Shares of Hasbro, Inc. (NASDAQ:HAS), a worldwide entertainment company producing toys and games, among other products, traded as much as 17.7% lower early Tuesday after the company released disappointing third-quarter results. But part of the problem may be out of the company's hands.
Revenues moved slightly higher, compared to the prior year's third quarter, to $1.58 billion, but that result missed analysts' estimates calling for $1.72 billion. Adjusted net earnings checked in at $233.8 million during the third quarter, or $1.84 per share, which also lagged far behind analysts' estimates calling for $2.21 per share. Despite misses on the top and bottom lines, there were bright spots in the data, including a 40% surge in Partner Brands revenue, which includes products using popular Marvel and Star Wars characters, among others. That third-quarter surge in Partner Brands revenue was just enough to offset 8% and 17% declines in Franchise Brands and Hasbro Gaming, respectively.
"The team drove continued growth in the Wizards of the Coast gaming brands, MAGIC: THE GATHERING and DUNGEONS & DRAGONS, and delivered significant new holiday initiatives.

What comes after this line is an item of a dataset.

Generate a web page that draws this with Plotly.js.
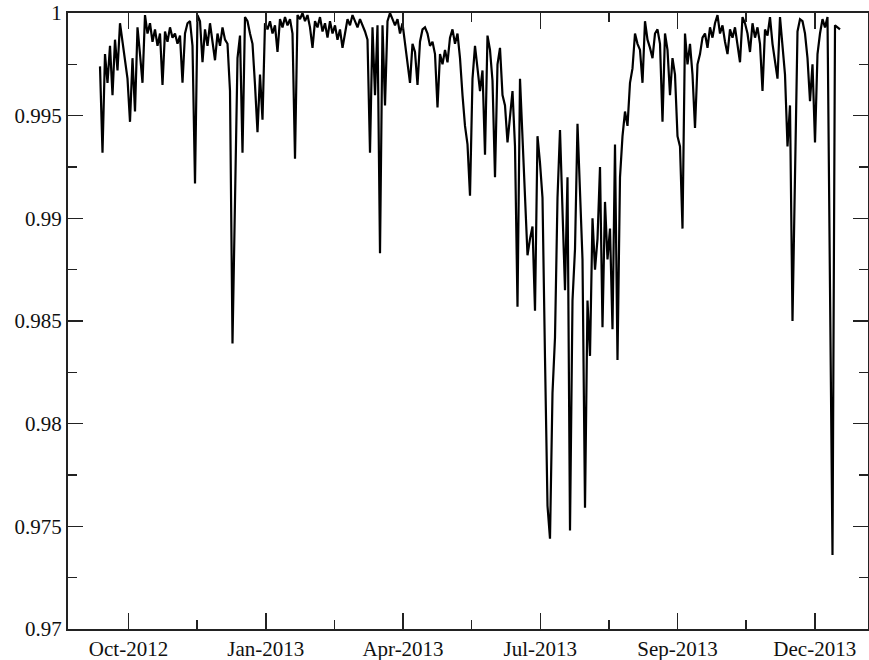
<!DOCTYPE html>
<html>
<head>
<meta charset="utf-8">
<script src="https://cdn.plot.ly/plotly-3.0.1.min.js"></script>
<style>
html,body{margin:0;padding:0;background:#fff;}
#chart{width:869px;height:660px;}
</style>
</head>
<body>
<div id="chart"></div>
<script>
// Daily series values, in chronological order
const segSep2012Dec2012 = [
  0.9974, 0.9932, 0.9980, 0.9966, 0.9984, 0.9960, 0.9987, 0.9972, 0.9995, 0.9985,
  0.9976, 0.9968, 0.9947, 0.9978, 0.9952, 0.9993, 0.9980, 0.9966, 0.9999, 0.9990,
  0.9995, 0.9986, 0.9992, 0.9984, 0.9990, 0.9965, 0.9991, 0.9986, 0.9993, 0.9988,
  0.9990, 0.9985, 0.9989, 0.9966, 0.9990, 0.9995, 0.9996, 0.9984, 0.9917, 0.9999,
  0.9996, 0.9976, 0.9992, 0.9984, 0.9995, 0.9986, 0.9977, 0.9990, 0.9984, 0.9993,
  0.9987, 0.9985
];
const segDec2012Mar2013 = [
  0.9962, 0.9839, 0.9905, 0.9978, 0.9989, 0.9932, 0.9998, 0.9996, 0.9990, 0.9985,
  0.9965, 0.9942, 0.9970, 0.9948, 0.9995, 0.9992, 0.9996, 0.9990, 0.9994, 0.9981,
  0.9997, 0.9993, 0.9998, 0.9994, 0.9997, 0.9990, 0.9929, 0.9999, 0.9997, 1.0000,
  0.9996, 0.9999, 0.9993, 0.9983, 0.9996, 0.9993, 0.9998, 0.9991, 0.9995, 0.9988,
  0.9996, 0.9990, 0.9994, 0.9987, 0.9992, 0.9983
];
const segMar2013Jun2013 = [
  0.9990, 0.9997, 0.9994, 0.9999, 0.9996, 0.9993, 0.9997, 0.9994, 0.9991, 0.9987,
  0.9932, 0.9993, 0.9960, 0.9994, 0.9883, 0.9994, 0.9955, 0.9996, 1.0000, 0.9997,
  0.9994, 0.9997, 0.9990, 0.9995, 0.9985, 0.9978, 0.9966, 0.9985, 0.9981, 0.9965,
  0.9986, 0.9992, 0.9993, 0.9990, 0.9984, 0.9986, 0.9980, 0.9954, 0.9980, 0.9975,
  0.9982, 0.9976, 0.9988, 0.9992, 0.9985, 0.9990, 0.9978, 0.9960, 0.9945, 0.9936
];
const segJun2013Aug2013 = [
  0.9911, 0.9968, 0.9984, 0.9973, 0.9962, 0.9972, 0.9931, 0.9989, 0.9982, 0.9967,
  0.9920, 0.9975, 0.9983, 0.9960, 0.9955, 0.9937, 0.9950, 0.9962, 0.9935, 0.9857,
  0.9968, 0.9940, 0.9913, 0.9882, 0.9890, 0.9896, 0.9855, 0.9940, 0.9927, 0.9910,
  0.9832, 0.9760, 0.9744, 0.9815, 0.9842, 0.9910, 0.9943, 0.9905, 0.9865, 0.9920,
  0.9748, 0.9860, 0.9885, 0.9946, 0.9910, 0.9880, 0.9759, 0.9860, 0.9833, 0.9900,
  0.9875, 0.9890
];
const segAug2013Oct2013 = [
  0.9925, 0.9847, 0.9908, 0.9880, 0.9895, 0.9846, 0.9936, 0.9831, 0.9920, 0.9940,
  0.9952, 0.9945, 0.9966, 0.9973, 0.9990, 0.9985, 0.9982, 0.9966, 0.9996, 0.9987,
  0.9983, 0.9978, 0.9990, 0.9992, 0.9985, 0.9947, 0.9990, 0.9982, 0.9960, 0.9978,
  0.9970, 0.9940, 0.9935, 0.9895, 0.9990, 0.9975, 0.9985, 0.9970, 0.9944, 0.9975,
  0.9980, 0.9988, 0.9990, 0.9983, 0.9993, 0.9988, 0.9995, 0.9999, 0.9990, 0.9994,
  0.9986, 0.9980
];
const segOct2013Dec2013 = [
  0.9992, 0.9988, 0.9993, 0.9985, 0.9976, 0.9998, 0.9995, 0.9990, 0.9981, 0.9995,
  0.9988, 0.9993, 0.9985, 0.9962, 0.9992, 0.9989, 0.9998, 0.9985, 0.9975, 0.9968,
  0.9998, 0.9985, 0.9970, 0.9935, 0.9955, 0.9850, 0.9925, 0.9991, 0.9997, 0.9996,
  0.9990, 0.9978, 0.9957, 0.9975, 0.9937, 0.9980, 0.9990, 0.9997, 0.9993, 0.9998,
  0.9866, 0.9736, 0.9994, 0.9993, 0.9992
];
const tickLabels = ["Oct-2012", "Jan-2013", "Apr-2013", "Jul-2013", "Sep-2013", "Dec-2013"];

const values = [].concat(segSep2012Dec2012, segDec2012Mar2013, segMar2013Jun2013,
                         segJun2013Aug2013, segAug2013Oct2013, segOct2013Dec2013);
const dayIndex = values.map((v, i) => i);

// axis layout
const firstTick = 11.4, tickStep = 54.9;
const majorTicks = tickLabels.map((t, k) => firstTick + k * tickStep);
const minorTicks = majorTicks.slice(0, -1).map(v => v + tickStep / 2);

const font = {family: "Liberation Serif, Times New Roman, serif", size: 21, color: "#111"};

const trace = {
  x: dayIndex, y: values, type: "scatter", mode: "lines",
  line: {color: "#000", width: 2.2}, hoverinfo: "skip"
};

const layout = {
  width: 869, height: 660,
  margin: {l: 68, r: 1, t: 13, b: 31},
  paper_bgcolor: "#fff", plot_bgcolor: "#fff",
  showlegend: false,
  font: font,
  xaxis: {
    range: [-12.8, 307.2],
    tickmode: "array", tickvals: majorTicks, ticktext: tickLabels,
    ticks: "inside", ticklen: 16, tickwidth: 1.5, tickcolor: "#222",
    minor: {tickmode: "array", tickvals: minorTicks, ticks: "inside", ticklen: 9, tickwidth: 1.5, tickcolor: "#222", showgrid: false},
    showline: true, linecolor: "#222", linewidth: 2, mirror: "allticks",
    showgrid: false, zeroline: false, tickfont: font
  },
  yaxis: {
    range: [0.97, 1.0],
    tickmode: "linear", tick0: 0.97, dtick: 0.005,
    ticks: "inside", ticklen: 15, tickwidth: 1.5, tickcolor: "#222",
    minor: {tickmode: "linear", tick0: 0.97, dtick: 0.0025, ticks: "inside", ticklen: 9, tickwidth: 1.5, tickcolor: "#222", showgrid: false},
    showline: true, linecolor: "#222", linewidth: 2, mirror: "allticks",
    showgrid: false, zeroline: false, tickfont: font
  }
};

Plotly.newPlot("chart", [trace], layout, {displayModeBar: false, staticPlot: true});
</script>
</body>
</html>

To start the fourth quarter, we are seeing a strong consumer response to the global launch of Hasbro's line for Disney's Frozen 2 and Star Wars: The Rise of Skywalker as well as the U.S. launch of the new NERF Ultra," said Brian Goldner, CEO of Hasbro, in a press release.
It was a disappointing third quarter for investors, but it's important to note that part of the challenge was from the U.S. and China tariff woes -- something investors must now consider when investing in consumer goods stocks. Perhaps the largest challenge of the tariff talks is the implementation dates, which have moved from September to roughly two weeks before Christmas. That's caused some orders to be changed or canceled by retailers, and some orders couldn't be filled with new specifications. The silver lining is that management noted Hasbro is on track to reduce China sourcing to 50% by the end of 2020, compared to China's accounting for roughly 67% in 2018.